There was much less space for Shields to settle in the second half, with Celtic pushing. This earned a corner that Osei deliberately handled into the back of the net, earning a yellow card, when had he left it, a penalty may have been awarded for a shove on him by the post. Bakkor was denied an equaliser only an incredible sliding tackle and a powerful angled shot from Walker required a flying one-handed save from Myles Boney. O’Halloran got his head to the corner, firing past the post and Ross Dent followed suit, screwing another corner wide. 

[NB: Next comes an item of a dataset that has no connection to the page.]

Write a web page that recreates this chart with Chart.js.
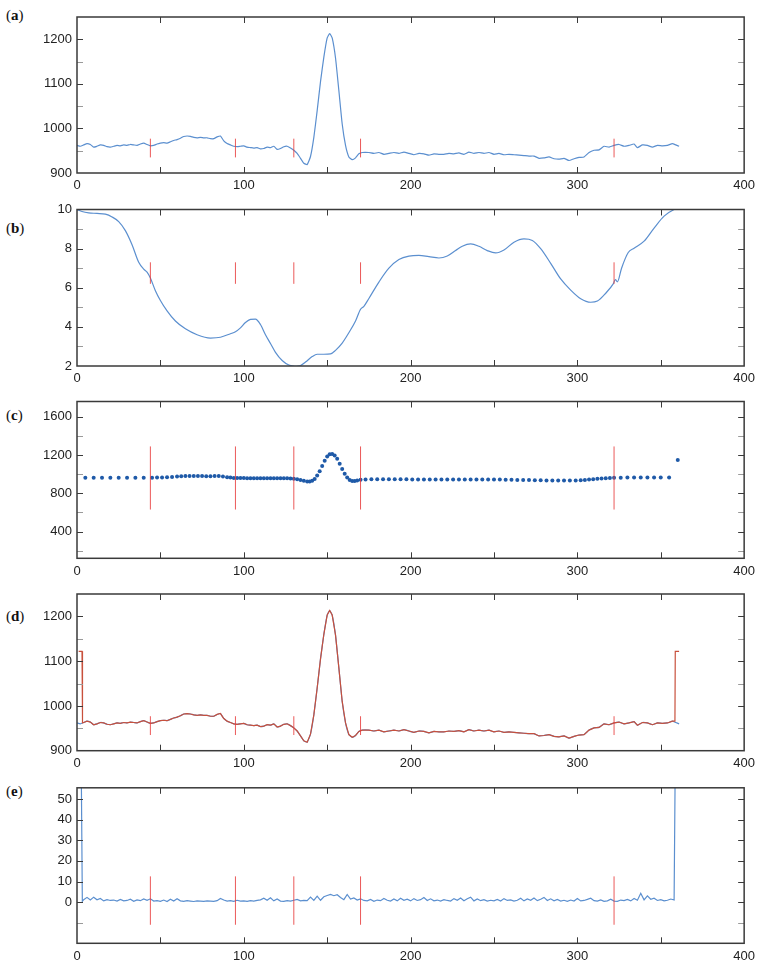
<!DOCTYPE html>
<html><head><meta charset="utf-8">
<script src="https://cdn.jsdelivr.net/npm/chart.js@4"></script>
<style>
html,body{margin:0;padding:0;background:#fff;}
body{width:760px;height:965px;position:relative;overflow:hidden;}
canvas{position:absolute;left:0;}
.lab{position:absolute;left:6px;font-family:"Liberation Serif","DejaVu Serif",serif;font-size:15px;color:#111;line-height:15px;}
</style></head><body>
<div class="lab" style="top:8px">(<b>a</b>)</div>
<div class="lab" style="top:221px">(<b>b</b>)</div>
<div class="lab" style="top:408px">(<b>c</b>)</div>
<div class="lab" style="top:609px">(<b>d</b>)</div>
<div class="lab" style="top:784px">(<b>e</b>)</div>
<canvas id="ca" width="760" height="195" style="top:0px;width:760px;height:195px"></canvas>
<canvas id="cb" width="760" height="190" style="top:195px;width:760px;height:190px"></canvas>
<canvas id="cc" width="760" height="195" style="top:385px;width:760px;height:195px"></canvas>
<canvas id="cd" width="760" height="195" style="top:580px;width:760px;height:195px"></canvas>
<canvas id="ce" width="760" height="190" style="top:775px;width:760px;height:190px"></canvas>
<script>
// ---------- data ----------
const xTickLabels = [0,100,200,300,400];
const xTickMarks = [50,100,150,200,250,300,350];

const yTicksA = [900,1000,1100,1200];
const yMarksA = [950,1000,1050,1100,1150,1200];
const yTicksB = [2,4,6,8,10];
const yMarksB = [3,4,5,6,7,8,9];
const yTicksC = [400,800,1200,1600];
const yMarksC = [200,400,600,800,1000,1200,1400,1600];
const yTicksE = [0,10,20,30,40,50];
const yMarksE = [-10,0,10,20,30,40,50];

const markerX = [44,95,130,170,322];
const markerSpanA = [935,977];
const markerSpanB = [6.2,7.3];
const markerSpanC = [630,1290];
const markerSpanE = [-11,12.5];

const seriesA = [[0,962],[2,960],[4,963],[6,966],[8,964],[10,958],[12,960],[14,963],[16,962],[18,959],[20,958],[22,960],[24,962],[26,961],[28,963],[30,962],[32,964],[34,963],[36,962],[38,965],[40,967],[42,964],[44,961],[46,962],[48,965],[50,967],[52,968],[54,967],[56,970],[58,973],[60,975],[62,978],[64,982],[66,983],[68,982],[70,980],[72,979],[74,980],[76,979],[78,979],[80,977],[82,977],[84,981],[86,983],[88,972],[90,966],[92,963],[94,960],[96,959],[98,960],[100,961],[102,958],[104,957],[106,956],[108,957],[110,954],[112,955],[114,958],[116,957],[118,960],[120,953],[122,955],[124,959],[126,960],[128,956],[130,951],[132,944],[134,933],[136,922],[138,919],[140,937],[142,980],[144,1040],[146,1105],[148,1160],[150,1203],[151.5,1213],[153,1203],[155,1158],[157,1085],[159,1010],[161,962],[163,936],[165,930],[167,934],[169,943],[171,946],[175,946],[178,944],[181,946],[184,942],[187,944],[190,946],[193,944],[196,947],[199,944],[202,941],[205,944],[208,943],[211,940],[214,943],[217,942],[220,942],[223,944],[226,943],[229,945],[232,942],[235,947],[238,944],[241,946],[244,944],[247,946],[250,942],[253,944],[256,941],[259,942],[262,941],[265,940],[268,939],[271,938],[274,938],[277,933],[280,934],[283,936],[286,932],[289,931],[292,933],[295,928],[298,932],[301,935],[304,936],[307,946],[310,951],[313,952],[316,960],[319,958],[322,962],[325,964],[328,960],[331,962],[334,965],[336,957],[339,963],[342,962],[345,958],[348,962],[351,961],[354,962],[357,966],[359,963],[361,960]];

const seriesB = [[0,10.0],[3,9.9],[7,9.83],[12,9.8],[17,9.76],[21,9.62],[25,9.38],[29,8.92],[33,8.2],[37,7.3],[40,6.95],[42,6.8],[44,6.5],[47,5.85],[50,5.35],[54,4.82],[59,4.3],[65,3.9],[72,3.6],[80,3.43],[86,3.47],[92,3.65],[95,3.75],[98,3.95],[101,4.22],[104,4.38],[107,4.4],[110,4.12],[113,3.6],[116,3.15],[119,2.7],[123,2.28],[127,2.05],[131,1.98],[134,2.02],[137,2.2],[141,2.48],[144,2.6],[148,2.6],[152,2.62],[155,2.8],[159,3.17],[163,3.7],[167,4.3],[170,4.9],[172,5.05],[175,5.45],[181,6.29],[187,7.0],[193,7.44],[199,7.62],[205,7.66],[211,7.59],[217,7.52],[222,7.62],[227,7.9],[231,8.12],[236,8.24],[241,8.12],[246,7.9],[251,7.78],[256,7.93],[262,8.33],[268,8.5],[273,8.42],[278,8.0],[284,7.25],[290,6.45],[296,5.88],[302,5.44],[308,5.26],[312,5.32],[317,5.72],[321.5,6.2],[322.8,6.42],[324,6.3],[326.5,7.0],[330.5,7.8],[334,8.02],[340,8.38],[346,9.05],[352,9.66],[358,10.0],[362,10.1]];

const seriesC = [[5,963],[10,963],[15,963],[20,963],[25,963],[30,963],[35,963],[40,963],[45,963],[48,964],[51,966],[54,968],[57,971],[60,975],[62.5,978],[65,981],[67.5,982],[70,981],[72.5,980],[75,980],[77.5,979],[80,979],[82.5,980],[85,980],[87.5,975],[90,968],[92,964],[94,961],[96,960],[98,960],[100,959],[102,958],[104,957],[106,957],[108,956],[110,956],[112,956],[114,957],[116,957],[118,957],[120,957],[122,957],[124,957],[126,956],[128,955],[130,952],[132,946],[134,938],[136,930],[138,924],[139.5,923],[141,930],[142.5,950],[144,985],[145.5,1030],[147,1085],[148.5,1140],[150,1185],[151.5,1207],[153,1210],[154.5,1195],[156,1160],[157.5,1110],[159,1055],[160.5,1005],[162,965],[163.5,940],[165,929],[166.5,928],[168,934],[170,941],[173,945],[176.5,946],[180,946],[183.5,946],[187,946],[190.5,946],[194,946],[197.5,946],[201,945],[204.5,945],[208,945],[211.5,945],[215,945],[218.5,945],[222,945],[225.5,945],[229,945],[232.5,945],[236,945],[239.5,945],[243,945],[246.5,944],[250,944],[253.5,943],[257,942],[260.5,941],[264,940],[267.5,939],[271,938],[274.5,937],[278,936],[281.5,935],[285,934],[288.5,933],[292,933],[295.5,933],[299,934],[302,936],[304.5,939],[307,943],[309.5,947],[312,951],[314.5,955],[317,958],[319.5,960],[322,962],[326,963],[330,964],[334,964],[338,964],[342,964],[346,964],[350,965],[355,965],[360.2,1148]];

const dRedStart = [[1,1122],[3,1122],[3.3,962]];
const dRedEnd = [[358.5,966],[358.7,1122],[361,1122]];

const seriesE = [[2.6,60],[3.2,0.4],[4,1.2],[6,2.3],[8,1.0],[10,2.4],[12,1.1],[14,1.8],[16,0.6],[18,1.2],[20,0.8],
[22,1.0],[24,0.5],[26,1.3],[28,0.6],[30,0.8],[32,1.4],[34,0.4],[36,1.1],[38,0.7],[40,1.5],
[42,0.9],[44,1.6],[46,0.5],[48,0.7],[50,0.4],[52,1.0],[54,0.3],[56,1.4],[58,0.5],[60,1.6],
[62,0.6],[64,0.4],[66,0.7],[68,0.5],[70,0.3],[72,0.6],[74,0.5],[76,0.4],[78,0.6],[80,0.5],
[82,0.4],[84,0.7],[86,1.8],[88,1.0],[90,0.5],[92,0.7],[94,0.4],[96,0.9],[98,0.5],[100,0.6],
[102,0.4],[104,0.7],[106,0.5],[108,0.8],[110,1.1],[112,1.9],[114,0.9],[116,2.1],[118,0.6],[120,1.5],
[122,0.5],[124,0.4],[126,0.7],[128,0.5],[130,0.9],[132,1.3],[134,0.6],[136,0.8],[138,0.7],[140,2.4],
[142,0.8],[144,2.9],[146,0.9],[148,2.6],[150,3.2],[152,3.7],[154,3.1],[156,3.6],[158,2.2],[160,1.2],
[162,3.7],[164,1.5],[166,2.0],[168,1.0],[170,1.6],[172,0.8],[174,0.6],[176,1.3],[178,0.4],[180,1.0],
[182,0.7],[184,1.8],[186,0.9],[188,0.5],[190,1.5],[192,0.6],[194,1.9],[196,0.9],[198,1.4],[200,0.6],
[202,1.7],[204,0.8],[206,1.2],[208,2.2],[210,0.8],[212,1.6],[214,0.6],[216,1.0],[218,0.5],[220,1.2],
[222,0.8],[224,0.5],[226,1.7],[228,0.9],[230,2.0],[232,0.7],[234,1.6],[236,2.4],[238,0.6],[240,1.5],
[242,0.7],[244,1.2],[246,0.5],[248,0.9],[250,0.6],[252,1.3],[254,0.5],[256,1.7],[258,0.8],[260,1.1],
[262,0.5],[264,0.9],[266,1.9],[268,0.6],[270,1.5],[272,0.9],[274,2.0],[276,0.7],[278,1.4],[280,2.3],
[282,0.8],[284,1.6],[286,0.6],[288,1.3],[290,0.5],[292,0.9],[294,0.4],[296,1.0],[298,0.5],[300,1.7],
[302,0.6],[304,0.8],[306,1.3],[308,1.9],[310,0.7],[312,0.5],[314,1.1],[316,0.4],[318,0.6],[320,1.4],
[322,0.5],[324,0.4],[326,1.0],[328,0.7],[330,1.3],[332,0.6],[334,1.8],[336,0.9],[338,4.3],[340,1.1],
[342,3.0],[344,1.4],[346,1.9],[348,0.8],[350,1.2],[352,0.6],[354,0.9],[356,1.5],[358,1.0],[358.6,60]];

// ---------- styling ----------
const BLUE = '#5b8fcf';
const DOT = '#1f5aa8';
const MARK = 'rgba(232,60,60,0.85)';
const DRED = '#c8503c';
const FONT = {family:'"Liberation Sans", Arial, Helvetica, sans-serif', size:13};

const toXY = arr => arr.map(p => ({x:p[0], y:p[1]}));
const lineDS = (arr, color, extra) => Object.assign({data: toXY(arr), showLine:true, borderColor:color, borderWidth:1.2, pointRadius:0, tension:0.15, fill:false}, extra||{});
const markerDS = span => markerX.map(m => ({data:[{x:m,y:span[0]},{x:m,y:span[1]}], showLine:true, borderColor:MARK, borderWidth:1, pointRadius:0, fill:false}));

const frameTicks = {
  id:'frameTicks',
  afterDraw(chart, args, opts){
    const {ctx, chartArea:a} = chart;
    const x = chart.scales.x, y = chart.scales.y;
    const L = 6;
    ctx.save();
    ctx.lineWidth = 1;
    const drawSet = (list, color, isX) => {
      ctx.strokeStyle = color;
      ctx.beginPath();
      list.forEach(v => {
        if (isX) {
          const px = Math.round(x.getPixelForValue(v)) + 0.5;
          ctx.moveTo(px, a.bottom); ctx.lineTo(px, a.bottom - L);
          ctx.moveTo(px, a.top); ctx.lineTo(px, a.top + L);
        } else {
          const py = Math.round(y.getPixelForValue(v)) + 0.5;
          ctx.moveTo(a.left, py); ctx.lineTo(a.left + L, py);
          ctx.moveTo(a.right, py); ctx.lineTo(a.right - L, py);
        }
      });
      ctx.stroke();
    };
    drawSet(opts.xMarks, '#3a3a3a', true);
    drawSet(opts.yMarks.filter(v => opts.yLabels.includes(v)), '#3a3a3a', false);
    drawSet(opts.yMarks.filter(v => !opts.yLabels.includes(v)), '#9a9a9a', false);
    ctx.strokeStyle = '#3a3a3a';
    ctx.lineWidth = 1.5;
    ctx.strokeRect(a.left, a.top, a.right - a.left, a.bottom - a.top);
    ctx.restore();
  }
};

function makeChart(id, H, T, B, ymin, ymax, yTicks, yMarks, datasets){
  return new Chart(document.getElementById(id), {
    type:'scatter',
    data:{datasets},
    options:{
      responsive:false, animation:false, events:[],
      layout:{padding:{left:0, right:13, top:T, bottom:0}},
      plugins:{legend:{display:false}, tooltip:{enabled:false}, frameTicks:{xMarks:xTickMarks, yMarks, yLabels:yTicks}},
      scales:{
        x:{type:'linear', min:0, max:400,
           afterFit:s => { s.height = H - B; },
           afterBuildTicks:s => { s.ticks = xTickLabels.map(v => ({value:v})); },
           grid:{display:false, drawTicks:false}, border:{display:false},
           ticks:{padding:5, color:'#222', font:FONT, maxRotation:0, autoSkip:false, callback:v => String(v)}},
        y:{type:'linear', min:ymin, max:ymax,
           afterFit:s => { s.width = 77; },
           afterBuildTicks:s => { s.ticks = yTicks.map(v => ({value:v})); },
           grid:{display:false, drawTicks:false}, border:{display:false},
           ticks:{padding:5, color:'#222', font:FONT, autoSkip:false, callback:v => String(v)}}
      }
    },
    plugins:[frameTicks]
  });
}

// (a)
makeChart('ca', 195, 17, 173, 900, 1250, yTicksA, yMarksA,
  [...markerDS(markerSpanA), lineDS(seriesA, BLUE)]);
// (b)
makeChart('cb', 190, 14.5, 171, 2, 10, yTicksB, yMarksB,
  [...markerDS(markerSpanB), lineDS(seriesB, BLUE, {cubicInterpolationMode:'monotone'})]);
// (c)
makeChart('cc', 195, 16.5, 173.3, 120, 1760, yTicksC, yMarksC,
  [...markerDS(markerSpanC), {data:toXY(seriesC), showLine:false, pointRadius:2, pointBackgroundColor:DOT, pointBorderWidth:0, backgroundColor:DOT}]);
// (d)
const dRedInterior = seriesA.filter(p => p[0] > 3.3 && p[0] < 358.5);
makeChart('cd', 195, 14, 170.7, 900, 1250, yTicksA, yMarksA,
  [...markerDS(markerSpanA), lineDS([...dRedStart, ...dRedInterior, ...dRedEnd], DRED, {tension:0}), lineDS(seriesA, BLUE)]);
// (e)
makeChart('ce', 190, 12, 168.3, -20, 55.5, yTicksE, yMarksE,
  [...markerDS(markerSpanE), lineDS(seriesE, BLUE, {tension:0})]);
</script>
</body></html>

Shields were getting chances as well, another long diagonal finding Celtic out of position, Adam Thurston driving in. This time Fojtíček made an excellent stop, the rebound coming to Foley, Fojtíček on the floor making the close range save. A similar ball from Walker allowed Osei to break the offside trap. His initial touch putting him clear on goal with only a superb stop at the near post from Boney keeping Shields ahead. Hobson directed a Bakkor cross straight at Boney as Celtic’s pressure was making the home defence creak. A Walker cross was destined for either Hobson’s head or Jonathan Ustabasi’s swinging volley before first Gary Brown’s vital touch took it away from Hobson and Jordan Hunter’s stretching boot sent the ball away from Ustabasi. 

From the corner, Bakkor twisted into the box, his low shot spinning past the post after hitting an unknowing Thurston and this time, from the corner, a flap by Boney left the ball pinging in the Shields’ box, Chris Smalley having the presence of mind to find a ball sized hole in the mass of legs to put in the equaliser. 

Celtic were looking the more likely for an equaliser, though Bakkor’s shot fired over and Ustabasi going agonisingly close, was the closest they came until stoppage time loomed. 

Last season, Celtic looked like breaking Shields’ hundred percent home record with a hard-fought draw until a late wind assisted goal kept that record intact. On a new run of four home wins out of the last four, Celtic again looked likely to break their record until Mark Lees slid in to dispossess Jon Shaw. Lees looked to have taken the ball, but momentum carried Shaw forward over Lees and a penalty was awarded. 

Briggs took, firing into the top right corner, leaving Fojtíček no chance and lightning struck for a second season in a row. 

It was a strong well-driller performance from Celtic, desperately unlucky not to come from Newcastle with at least a point.